In a recent interview, conservative personality Ben Shapiro slammed Trump for – among other things – lacking a firm intellectual basis for his beliefs. “Trump’s nationalism isn’t rooted in American philosophy,” he said. “It’s more of a gut-level kind of patriotism.”
I agree. But so what? What’s wrong with “gut-level” patriotism? Most American soldiers who fight and die for this country are motivated by “gut-level” patriotism.
And it’s this kind of patriotism that animates most Republican voters as well. Their vote is instinctual, not intellectual. They want less government regulation, not because they believe it philosophically illegitimate, but because they consider it a pain in the neck. They favor lower taxes, not because they understand trickle-down economics, but because they like keeping the money they earn. They want to crush ISIS, not because they necessarily appreciate the ideological threat of radical Islam but because they grew up knowing that if someone punches you, you punch back twice as hard.
Do we really wish to write these voters out of the conservative camp? Is it now our position that only intellectuals – not taxi drivers – are welcome?
Moreover, intellectualism itself is a mixed bag. There’s a reason, after all, why William Buckley famously said he would rather be governed by the first 2,000 names in the Boston telephone directory than the faculty of Harvard University. It’s because common sense and innate morality often steer people better than intellectualism. Jean Jacques Rousseau well-encapsulated the dangers of intellectualism when he wrote that
A murder may with impunity be committed under [a philosopher’s] window; he has only to put his hands to his ears and argue a little with himself to prevent nature, which is shocked within him, from identifying itself with the unfortunate sufferer. Uncivilized man has not this admirable talent and, for want of reason and wisdom, is always foolishly ready to obey the first promptings of humanity. It is the populace that flocks together at riots and street brawls while the wise man prudently makes off. It is the mob and the market women who part the combatants and hinder gentle folks from cutting one another’s throats.

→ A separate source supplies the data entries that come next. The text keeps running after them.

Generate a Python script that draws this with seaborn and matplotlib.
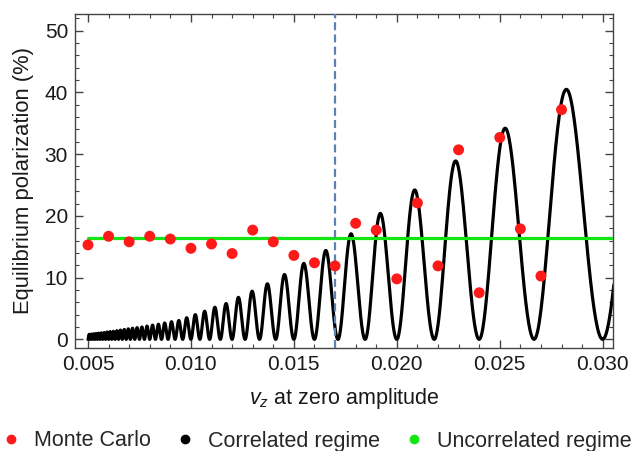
import numpy as np
import pandas as pd
import matplotlib
matplotlib.use("Agg")
import matplotlib.pyplot as plt
import seaborn as sns
from matplotlib.lines import Line2D
from matplotlib.ticker import MultipleLocator, FormatStrFormatter

# ---------------- data ----------------
mc_v = [0.005, 0.006, 0.007, 0.008, 0.009, 0.010, 0.011, 0.012, 0.013, 0.014,
        0.015, 0.016, 0.017, 0.018, 0.019, 0.020, 0.021, 0.022, 0.023, 0.024,
        0.025, 0.026, 0.027, 0.028]
mc_pol = [15.3, 16.7, 15.8, 16.7, 16.25, 14.75, 15.45, 13.9, 17.7, 15.8,
          13.6, 12.4, 11.9, 18.8, 17.7, 9.8, 22.1, 11.9, 30.7, 7.55,
          32.7, 17.9, 10.25, 37.2]

# correlated regime: zeros of the oscillating curve and the height of each hump between them
corr_zeros = [0.005, 0.005106, 0.005217, 0.005333, 0.005455, 0.005581, 0.005714,
              0.005854, 0.006, 0.006154, 0.006316, 0.006486, 0.006667, 0.006857,
              0.007059, 0.007273, 0.0075, 0.007742, 0.008, 0.008276, 0.008571,
              0.008889, 0.009231, 0.0096, 0.010, 0.010435, 0.010909, 0.011429,
              0.012, 0.012632, 0.013333, 0.014118, 0.015, 0.016, 0.017143,
              0.018462, 0.020, 0.021818, 0.024, 0.026667, 0.030, 0.034286]
corr_peaks = [0.8, 0.85, 0.9, 0.95, 1.0, 1.05, 1.1, 1.2, 1.25, 1.3,
              1.4, 1.5, 1.6, 1.7, 1.8, 1.9, 2.0, 2.15, 2.3, 2.45,
              2.65, 2.85, 3.05, 3.5, 4.0, 4.55, 5.2, 5.8, 6.8, 7.8,
              9.0, 10.5, 12.3, 14.4, 17.1, 20.4, 24.2, 28.9, 34.2, 40.5, 47.5]

uncorr_v = [0.005, 0.0306]
uncorr_pol = [16.4, 16.4]
threshold_v = 0.017

# ---------------- build the curve table ----------------
xs_all, ys_all = [], []
for z0, z1, h in zip(corr_zeros[:-1], corr_zeros[1:], corr_peaks):
    xs = np.linspace(z0, z1, 80)
    phase = (1 / xs - 1 / z0) / (1 / z1 - 1 / z0)
    xs_all.append(xs)
    ys_all.append(h * np.sin(np.pi * phase) ** 2)
curve = pd.DataFrame({"v": np.concatenate(xs_all), "pol": np.concatenate(ys_all)})
mc = pd.DataFrame({"v": mc_v, "pol": mc_pol})
unc = pd.DataFrame({"v": uncorr_v, "pol": uncorr_pol})

# ---------------- style ----------------
sns.set_theme(style="ticks")
plt.rcParams["font.family"] = ["Liberation Sans", "DejaVu Sans"]
plt.rcParams["mathtext.fontset"] = "custom"
plt.rcParams["mathtext.it"] = "Liberation Sans:italic"
plt.rcParams["mathtext.rm"] = "Liberation Sans"

fig = plt.figure(figsize=(6.31, 4.51), dpi=100)
ax = fig.add_axes([75 / 631, 1 - 348 / 451, (613 - 75) / 631, (348 - 14) / 451])

sns.lineplot(data=curve, x="v", y="pol", sort=False, estimator=None,
             color="black", linewidth=2.3, ax=ax, zorder=2)
sns.lineplot(data=unc, x="v", y="pol", sort=False, estimator=None,
             color="#14e614", linewidth=2.3, ax=ax, zorder=3)
ax.axvline(threshold_v, color="#5e81b5", linewidth=1.6, dashes=(3.6, 1.9), zorder=4)
sns.scatterplot(data=mc, x="v", y="pol", color="#ff1a1a", s=62,
                edgecolor="none", ax=ax, zorder=5)

ax.set_xlim(0.00437, 0.0305)
ax.set_ylim(-1.4, 52.7)

ax.xaxis.set_major_locator(MultipleLocator(0.005))
ax.xaxis.set_minor_locator(MultipleLocator(0.001))
ax.xaxis.set_major_formatter(FormatStrFormatter("%.3f"))
ax.yaxis.set_major_locator(MultipleLocator(10))
ax.yaxis.set_minor_locator(MultipleLocator(2))

for s in ax.spines.values():
    s.set_color("#444444")
    s.set_linewidth(1.0)
    s.set_visible(True)
ax.tick_params(which="both", direction="in", top=True, right=True,
               color="#444444", labelcolor="#1a1a1a", labelsize=15)
ax.tick_params(which="major", length=5.5, width=1.0, pad=5)
ax.tick_params(which="minor", length=3, width=0.8)

ax.set_xlabel(r"$v_z$ at zero amplitude", fontsize=15.5, color="#1a1a1a", labelpad=9)
ax.set_ylabel("Equilibrium polarization (%)", fontsize=15.8, color="#1a1a1a", labelpad=8)

handles = [Line2D([], [], linestyle="none", marker="o", markersize=6, color="#ff1a1a"),
           Line2D([], [], linestyle="none", marker="o", markersize=6, color="black"),
           Line2D([], [], linestyle="none", marker="o", markersize=6, color="#14e614")]
labels = ["Monte Carlo", "Correlated regime", "Uncorrelated regime"]
fig.legend(handles, labels, loc="center left", bbox_to_anchor=(2.5 / 631, 1 - 441 / 451),
           ncol=3, frameon=False, fontsize=15.5, handlelength=0.8, handletextpad=0.67,
           columnspacing=1.18, borderpad=0, borderaxespad=0)

fig.savefig("out.png", dpi=100)
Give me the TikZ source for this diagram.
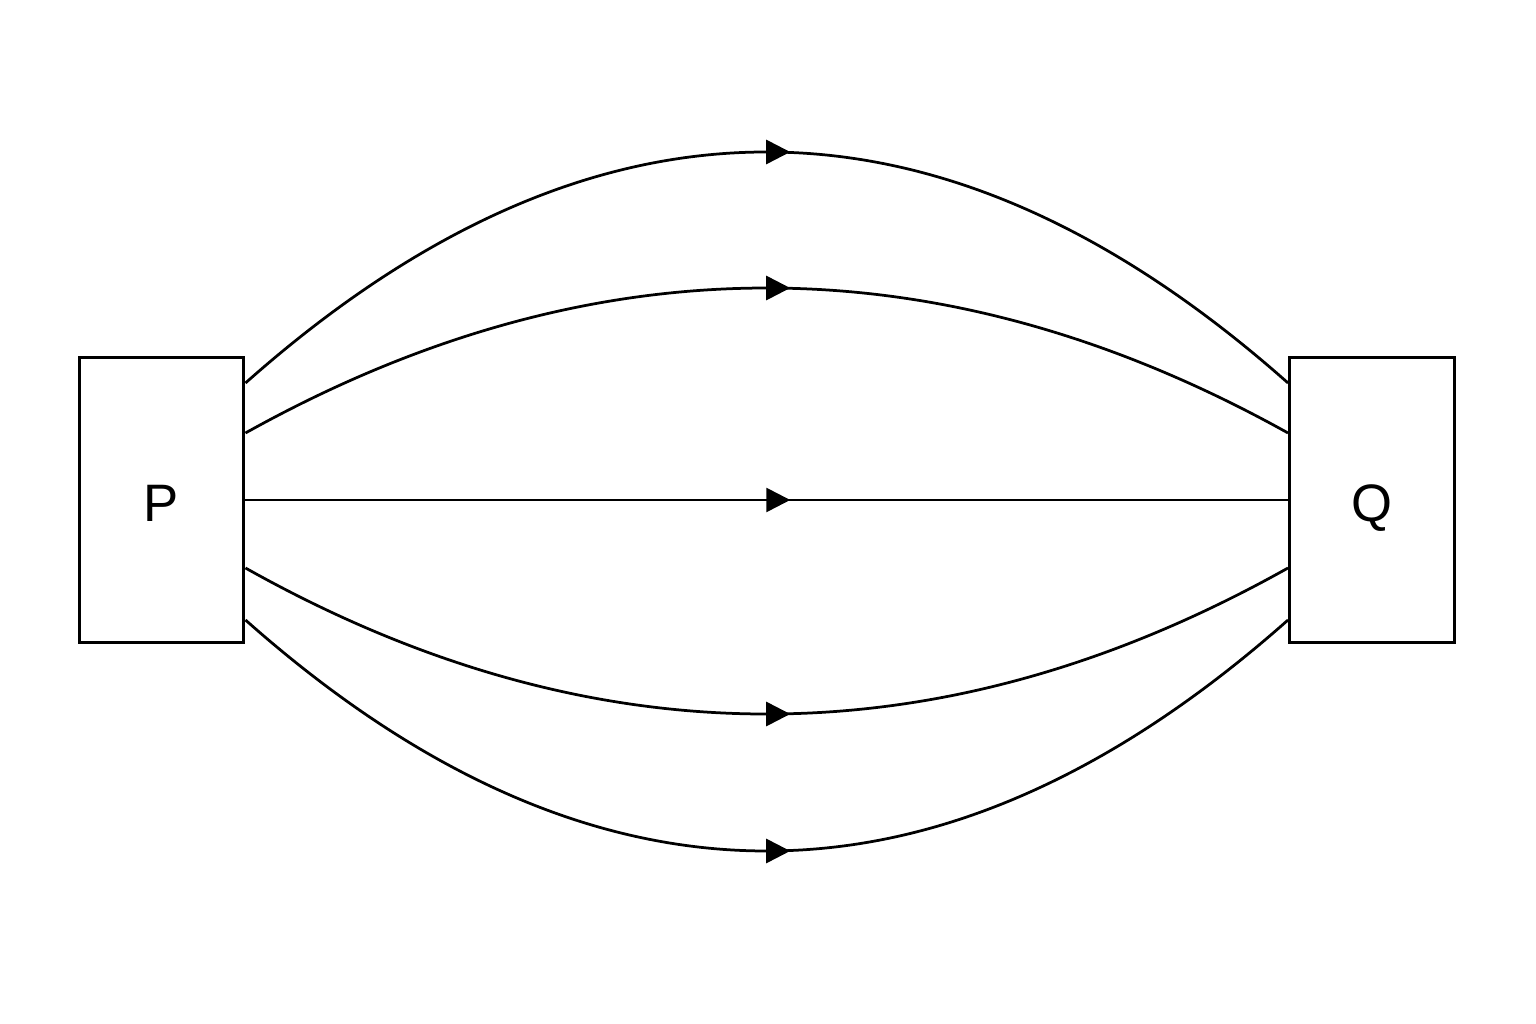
\documentclass[tikz,border=0pt]{standalone}
\usepackage{fontspec}
\setmainfont{Liberation Sans}
\usetikzlibrary{arrows.meta,decorations.markings,calc}
\begin{document}
\begin{tikzpicture}[x=0.02cm,y=0.02cm,
  boxnode/.style={draw=black,line width=0.06cm,minimum width=3.3cm,minimum height=5.72cm,inner sep=0pt,text height=0.9cm,text depth=0.02cm,font=\fontsize{30}{36}\selectfont},
  flow/.style={draw=black,line width=0.055cm,postaction={decorate},
    decoration={markings,mark=at position 0.5 with {\arrow[xshift=0.47cm]{Triangle[length=0.48cm,width=0.48cm]}}}}]
\useasboundingbox (0,0) rectangle (1536,1024);
\node[boxnode] (P) at (161.5,524) {P};
\node[boxnode] (Q) at (1372,524) {Q};
\draw[flow] ($(P.east)+(0,117)$) .. controls (592.3,949) and (940.7,949) .. ($(Q.west)+(0,117)$);
\draw[flow] ($(P.east)+(0,67)$) .. controls (592.3,784.3) and (940.7,784.3) .. ($(Q.west)+(0,67)$);
\draw[flow] (P.east) -- (Q.west);
\draw[flow] ($(P.east)+(0,-68)$) .. controls (592.3,261.3) and (940.7,261.3) .. ($(Q.west)+(0,-68)$);
\draw[flow] ($(P.east)+(0,-120)$) .. controls (592.3,96) and (940.7,96) .. ($(Q.west)+(0,-120)$);
\end{tikzpicture}
\end{document}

Intellectualism has its place. I personally love the ideology that undergirds our country and find the Declaration of Independence’s first few sentences, and the political philosophy it represents, inordinately inspiring. I also wish public schools taught children the philosophical basis of our form of government and the difference between legitimate and illegitimate power.
But should expertise in the writings of John Locke or Milton Friedman be a sine qua non for supporting a Republican nominee? Did Bush, McCain, or Romney possess such expertise? And isn’t it rather foolish to write people out of our movement who share our beliefs for the “wrong” reasons.
Moreover, Trump’s “gut-level” patriotism, along with his neophyte political status, might actually work to the benefit of the conservative agenda. As a New York Times reporter recently wrote, “[G]etting in on the ground floor of a Trump administration that is short on policy ideas and disdainful of old Washington hands amounts to a once-in-a-lifetime opportunity [for conservatives].” I couldn’t agree more.
Trump, we shouldn’t forget, is also a “people person.” He listens to those he trusts. And right now his closest allies – allies with whom he has aligned to a far greater degree than did previous Republican nominees – are groups like the NRA and conservative heroes like Sean Hannity, Laura Ingraham, Michael Savage, Larry Elder, Ann Coulter, Newt Gingrich, and Rudy Giuliani. Grassroots conservatives have arguably never had greater access to a Republican presidential candidate. And never have they had an opportunity to work with someone so open to new ideas and so willing to buck the establishment – both Democrat and Republican.
So is Trump an intellectual? No. But if elected president, he just might be the conservative movement’s greatest blessing.